In a sign of combat to come, Gleick has taken on a top Democratic operative and
crisis manager, Chris Lehane. Lehane, who worked in the Clinton White House is
credited for exposing the rightwing forces arrayed against the Democratic
president. He was Al Gore’s press secretary during his 2000 run for the White
House.

As one environmental campaigner said: “Now it’s gone nuclear.”

Heartland’s president Joseph Bast said the unauthorised release of confidential
documents – and a two-page memo it has condemned as a fake – had caused
permanent damage to its reputation.

“A mere apology is not enough to undo the damage,” he said in a statement.

Bast also disputed Gleick’s account that he had received the first document –
the faked two-page memo – from an anonymous source.

He said Heartland was consulting legal experts.

In the piece, Gleick made the odd claim that he carried out the hoax on
Heartland as a means of verifying the authenticity of a document that appeared
to set out the think tank’s climate strategy. Heartland declared the two-page
memo a fake.

“At the beginning of 2012, I received an anonymous document in the mail
describing what appeared to be details of the Heartland Institute’s climate
programme strategy. It contained information about their funders and the
Institute’s apparent efforts to muddy public understanding about climate science
and policy. I do not know the source of that original document but assumed it
was sent to me because of my past exchanges with Heartland and because I was
named in it,” Gleick wrote.

“Given the potential impact however, I attempted to confirm the accuracy of the
information in this document. In an effort to do so, and in a serious lapse of
my own and professional judgment and ethics, I solicited and received additional
materials directly from the Heartland Institute under someone else’s name. The
materials the Heartland Institute sent to me confirmed many of the facts in the
original document, including especially their 2012 fundraising strategy and
budget. I forwarded, anonymously, the documents I had received to a set of
journalists and experts working on climate issues.”

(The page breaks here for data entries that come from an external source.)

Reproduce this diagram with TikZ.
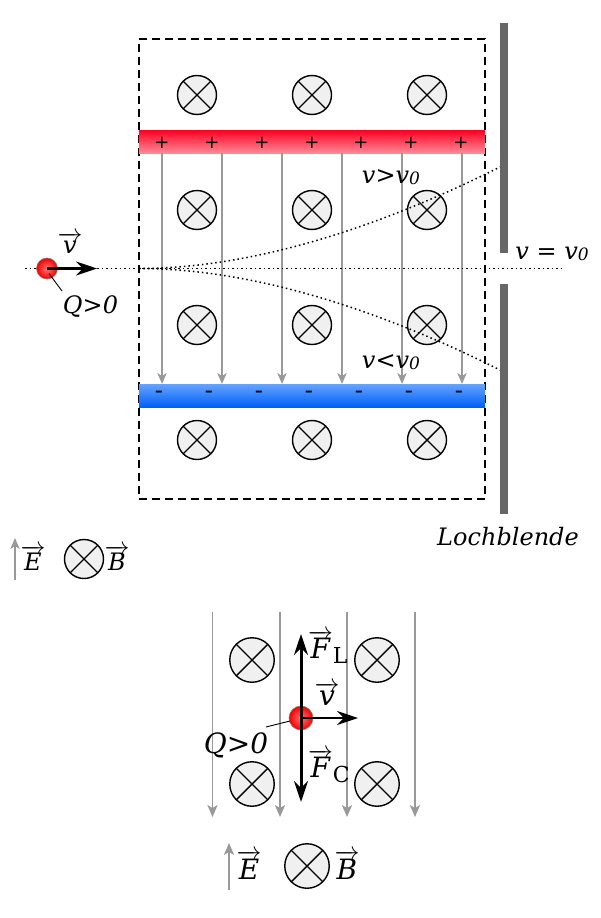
\documentclass[tikz,border=0pt]{standalone}
\usepackage{fontspec}
\setmainfont{DejaVu Serif}
\usetikzlibrary{arrows.meta,shadings}
\definecolor{fieldgray}{HTML}{999999}
\definecolor{discfill}{HTML}{F0F0F0}
\definecolor{plategray}{HTML}{666666}
\definecolor{redtop}{HTML}{FF0020}
\definecolor{redbot}{HTML}{FF8A98}
\definecolor{bluetop}{HTML}{66A3FF}
\definecolor{bluebot}{HTML}{0060F8}
\tikzset{
  x=1pt,y=-1pt,
  txt/.style={inner sep=0pt,outer sep=0pt,font=\itshape\fontsize{#1}{#1}\selectfont},
  txt/.default=24,
  bdisc/.style={circle,draw=black,line width=1.4pt,fill=discfill,minimum size=#1,inner sep=0pt,path picture={
     \draw[line width=1.4pt] (path picture bounding box.center) ++(-45:0.5*#1) -- ++(135:#1);
     \draw[line width=1.4pt] (path picture bounding box.center) ++(45:0.5*#1) -- ++(225:#1);}},
  fieldline/.style={draw=fieldgray,line width=1.5pt,-{Stealth[length=#1,width=#1*0.85,inset=3pt]}},
  fieldline/.default=11pt,
  force/.style={draw=black,line width=#1,-{Stealth[length=21pt,width=14pt,inset=7pt]}},
  force/.default=2.2pt,
  traj/.style={draw=black,line width=1.5pt,dash pattern=on 1.5pt off 3pt},
  lead/.style={draw=black,line width=0.9pt},
  plate/.style={draw=none,fill=plategray,minimum width=8pt,inner sep=0pt},
  charge/.style={circle,draw=black!50,line width=0.6pt,inner sep=0pt,minimum size=#1,inner color=red!55!white,outer color=red!95!black,shading=radial},
  sign/.style={inner sep=0pt,font=\fontsize{#1}{#1}\selectfont},
}
\newcommand{\vv}[1]{$\overrightarrow{\mbox{#1}}$}
\newcommand{\zsub}{\raisebox{-1.5pt}{\fontsize{17}{17}\selectfont 0}}
\newcommand{\fsub}[1]{\raisebox{-5pt}{\upshape\fontsize{22}{22}\selectfont #1}}
\begin{document}
\begin{tikzpicture}
\useasboundingbox (0,0) rectangle (600,918);
% upper frame
\node[draw=black,line width=1.25pt,dash pattern=on 8pt off 5pt,minimum width=346pt,minimum height=460pt,inner sep=0pt] (frame) at (312,269) {};
% discs
\foreach \n/\x/\y in {a/197/95,b/312/95,c/427/95,d/197/210,e/312/210,f/427/210,g/197/325,h/312/325,i/427/325,j/197/440,k/312/440,l/427/440}
  \node[bdisc=39pt] (\n) at (\x,\y) {};
% plates with gradient
\node[minimum width=346pt,minimum height=23pt,inner sep=0pt,top color=redtop,bottom color=redbot,draw=none] (plus) at (312,141.5) {};
\node[minimum width=346pt,minimum height=23pt,inner sep=0pt,top color=bluetop,bottom color=bluebot,draw=none] (minus) at (312,395.5) {};
% field lines
\foreach \x in {162,222,282,342,402,462}{
  \coordinate (ft\x) at (\x,153);
  \coordinate (fb\x) at (\x,384);
  \draw[fieldline] (ft\x) -- (fb\x);
}
\foreach \x in {162,212,262,312,361,411,461}
  \node[sign=18] (p\x) at (\x,142.5) {+};
\foreach \x in {159,209,259,309,359,409,459}
  \node[sign=24] (m\x) at (\x,395) {-};
% aperture
\node[plate,minimum height=230pt] (bl1) at (504,138) {};
\node[plate,minimum height=230pt] (bl2) at (504,399) {};
% trajectories
\coordinate (tstart) at (25,268.5);
\coordinate (tfork) at (139,268.5);
\coordinate (tend) at (563,268.5);
\coordinate (tup) at (500,167);
\coordinate (tdown) at (500,370);
\draw[traj] (tstart) -- (tend);
\draw[traj] (tfork) .. controls (260,268.5) and (390,222) .. (tup);
\draw[traj] (tfork) .. controls (260,268.5) and (390,315) .. (tdown);
% particle
\coordinate (qlab1) at (62,291);
\node[charge=21pt] (q1) at (47,268.5) {};
\draw[lead] (q1.center) ++(2,5) -- (qlab1);
\coordinate (v1) at (97,268.5);
\draw[force] (q1.center) -- (v1);
\node[txt] (lv1) at (70,243) {\vv{v}};
\node[txt] (lq1) at (90.5,307) {Q>0};
\node[txt] (lgt) at (391,177) {v>v\zsub};
\node[txt] (llt) at (391,362) {v<v\zsub};
\node[txt] (leq) at (552,254) {v = v\zsub};
\node[txt] (loch) at (508,537) {Lochblende};
% first legend
\coordinate (e1a) at (15,580);
\coordinate (e1b) at (15,538);
\draw[fieldline] (e1a) -- (e1b);
\node[txt] (le1) at (33,558) {\vv{E}};
\node[bdisc=39pt] (b1) at (84,559) {};
\node[txt] (lb1) at (117,558) {\vv{B}};
% lower diagram
\foreach \n/\x in {1/212.5,2/280,3/347,4/415}{
  \coordinate (gt\n) at (\x,612);
  \coordinate (gb\n) at (\x,817);
  \draw[fieldline=12pt] (gt\n) -- (gb\n);
}
\foreach \n/\x/\y in {m/252/660,n/377/660,o/252/784,r/377/784}
  \node[bdisc=44.5pt] (\n) at (\x,\y) {};
\node[charge=24pt] (q2) at (301,718) {};
\coordinate (fl) at (301,634);
\coordinate (fc) at (301,802);
\coordinate (v2) at (358,718);
\coordinate (qlab2) at (266,727);
\draw[force=3pt] (q2.center) -- (fl);
\draw[force=3pt] (q2.center) -- (fc);
\draw[force] (q2.center) -- (v2);
\draw[lead] (q2.center) ++(-11,3) -- (qlab2);
\node[txt=28,anchor=west] (lf1) at (308,647) {\vv{F}\fsub{L}};
\node[txt=28,anchor=west] (lf2) at (308,766) {\vv{F}\fsub{C}};
\node[txt=28] (lv2) at (327,694) {\vv{v}};
\node[txt=28] (lq2) at (236,745) {Q>0};
\coordinate (e2a) at (229,890);
\coordinate (e2b) at (229,843);
\draw[fieldline=12pt] (e2a) -- (e2b);
\node[txt=28] (le2) at (249,865) {\vv{E}};
\node[bdisc=44.5pt] (b2) at (307,866) {};
\node[txt=28] (lb2) at (347,865) {\vv{B}};
\end{tikzpicture}
\end{document}
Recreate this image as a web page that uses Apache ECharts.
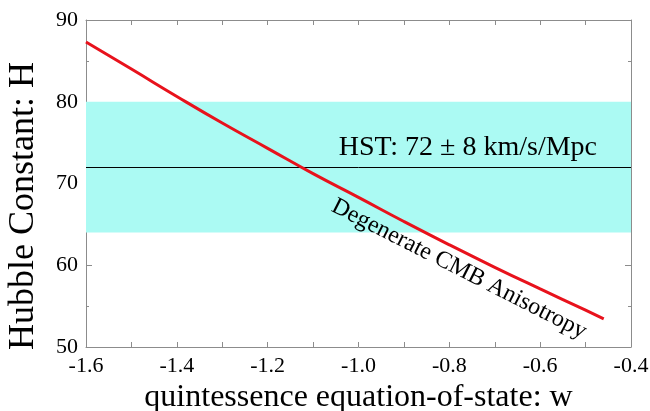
<!DOCTYPE html>
<html>
<head>
<meta charset="utf-8">
<script src="https://cdn.jsdelivr.net/npm/echarts@6/dist/echarts.min.js"></script>
<style>
  html, body { margin: 0; padding: 0; background: #fff; }
  #chart { width: 650px; height: 411px; }
</style>
</head>
<body>
<div id="chart"></div>
<script>
// w values and H
const wValues = [-1.6, -1.5, -1.4, -1.3, -1.2, -1.1, -1.0, -0.9, -0.8, -0.7, -0.6, -0.5, -0.46];
const hValues = [87.3, 84.0, 80.65, 77.4, 74.3, 71.2, 68.3, 65.35, 62.5, 59.75, 57.1, 54.5, 53.45];
// HST measurement 72 +/- 8
const hstCenter = 72;
const hstLow = 64;
const hstHigh = 80;

const serif = 'Liberation Serif';
const axisGray = '#8c8c8c';

const chart = echarts.init(document.getElementById('chart'));

const inTicks = (len) => ({ show: true, inside: true, length: len, lineStyle: { color: axisGray } });

chart.setOption({
    animation: false,
    grid: { left: 86, right: 19, top: 20, bottom: 64, outerBoundsMode: 'none', containLabel: false },
    xAxis: [
        {
            type: 'value',
            min: -1.6, max: -0.4, interval: 0.2,
            name: 'quintessence equation-of-state: w',
            nameLocation: 'middle',
            nameGap: 30,
            nameTextStyle: { fontFamily: serif, fontSize: 32, color: '#000' },
            axisLine: { show: true, lineStyle: { color: axisGray } },
            axisTick: inTicks(5),
            minorTick: { show: true, splitNumber: 2, length: 5, lineStyle: { color: axisGray } },
            splitLine: { show: false },
            axisLabel: {
                fontFamily: serif, fontSize: 22, color: '#000', margin: 8,
                formatter: v => v.toFixed(1)
            }
        },
        {
            type: 'value', position: 'top',
            min: -1.6, max: -0.4, interval: 0.2,
            axisLine: { show: true, lineStyle: { color: axisGray } },
            axisTick: inTicks(5),
            minorTick: { show: true, splitNumber: 2, length: 5, lineStyle: { color: axisGray } },
            splitLine: { show: false },
            axisLabel: { show: false }
        }
    ],
    yAxis: [
        {
            type: 'value',
            min: 50, max: 90, interval: 10,
            name: 'Hubble Constant: H',
            nameLocation: 'middle',
            nameGap: 44,
            nameTextStyle: { fontFamily: serif, fontSize: 36, color: '#000', padding: [0, 45, 0, 0] },
            axisLine: { show: true, lineStyle: { color: axisGray } },
            axisTick: inTicks(6),
            minorTick: { show: true, splitNumber: 2, length: 3, lineStyle: { color: axisGray } },
            splitLine: { show: false },
            axisLabel: { fontFamily: serif, fontSize: 22, color: '#000', margin: 8 }
        },
        {
            type: 'value', position: 'right',
            min: 50, max: 90, interval: 10,
            axisLine: { show: true, lineStyle: { color: axisGray } },
            axisTick: inTicks(6),
            minorTick: { show: true, splitNumber: 2, length: 3, lineStyle: { color: axisGray } },
            splitLine: { show: false },
            axisLabel: { show: false }
        }
    ],
    series: [
        {
            type: 'line',
            data: [],
            markArea: {
                silent: true,
                itemStyle: { color: '#abfaf3' },
                data: [[{ yAxis: hstLow }, { yAxis: hstHigh }]]
            },
            markLine: {
                silent: true,
                symbol: 'none',
                lineStyle: { color: '#000', width: 1, type: 'solid' },
                label: { show: false },
                data: [{ yAxis: hstCenter }]
            }
        },
        {
            type: 'line',
            data: wValues.map((w, i) => [w, hValues[i]]),
            smooth: true,
            showSymbol: false,
            lineStyle: { color: '#e8121c', width: 3 },
            z: 5
        }
    ],
    graphic: [
        {
            type: 'text',
            x: 597, y: 148,
            z: 100,
            style: {
                text: 'HST: 72 \u00b1 8 km/s/Mpc',
                font: '28px "Liberation Serif"',
                fill: '#000',
                align: 'right',
                verticalAlign: 'middle'
            }
        },
        {
            type: 'text',
            x: 459, y: 269,
            rotation: -0.47,
            z: 100,
            style: {
                text: 'Degenerate CMB Anisotropy',
                font: '24px "Liberation Serif"',
                fill: '#000',
                align: 'center',
                verticalAlign: 'middle'
            }
        }
    ]
});
</script>
</body>
</html>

Gleick’s admission was seen by some as crossing a new line in the increasingly
vitriolic debate between scientists, campaigners, businesses and politicians who
want action on climate change and a small but well-funded group of those who
deny the existence of man-made climate change.

Some were dismayed the revelations. Others suggested that Heartland had got what
it deserved – given its support for efforts to discredit science.

“Heartland has been subverting well-understood science for years,” wrote Scott
Mandia, co-founder of the climate science rapid response team. “They also
subvert the education of our school children by trying to ;’teach the
controversy’ where none exists.”

He went on: “Peter Gleick, a scientist who is also a journalist just used the
same tricks that any investigative reporter uses to uncover the truth. He is the
hero and Heartland remains the villain. He will have many people lining up to
support him.”

Gleick, a well regarded water scientist, has been an important figure in the
increasingly heated climate wars, and has sparred often in print against
Heartland and others who deny the existence of climate change, such as the
Republican Senator Jim Inhofe.

Last month, Gleick signed on with a new initiative to defend the teaching of
climate change.

He offered that bruising experience on Monday as an explanation for his actions.

But Gleick does not appear to have experienced immediate remorse. He did not
move to claim the ruse until there was already feverish online speculation about
his involvement. He responded to a request by The Guardian for comment last
Wednesday by saying he did not wish to comment.

Those actions may have undercut an entire career, the journalist Andrew Revkin
wrote.

“Gleick’s use of deception in pursuit of his cause after years of calling out
climate deception has destroyed his credibility and harmed others,” he wrote.

“The broader tragedy is that his decision to go to such extremes in his fight
with Heartland has greatly set back any prospects of the country having the
“rational public debate” that he wrote — correctly — is so desperately needed.”

Kert Davies, the research director of Greenpeace USA, said it would be
unfortunate if the row over Gleick and his methods to obtain the documents
distracted from Heartland’s work to block climate action.

“There are a lot of people involved with Heartland’s multimillion dollar climate
denial machine who want to change the subject to anything else.”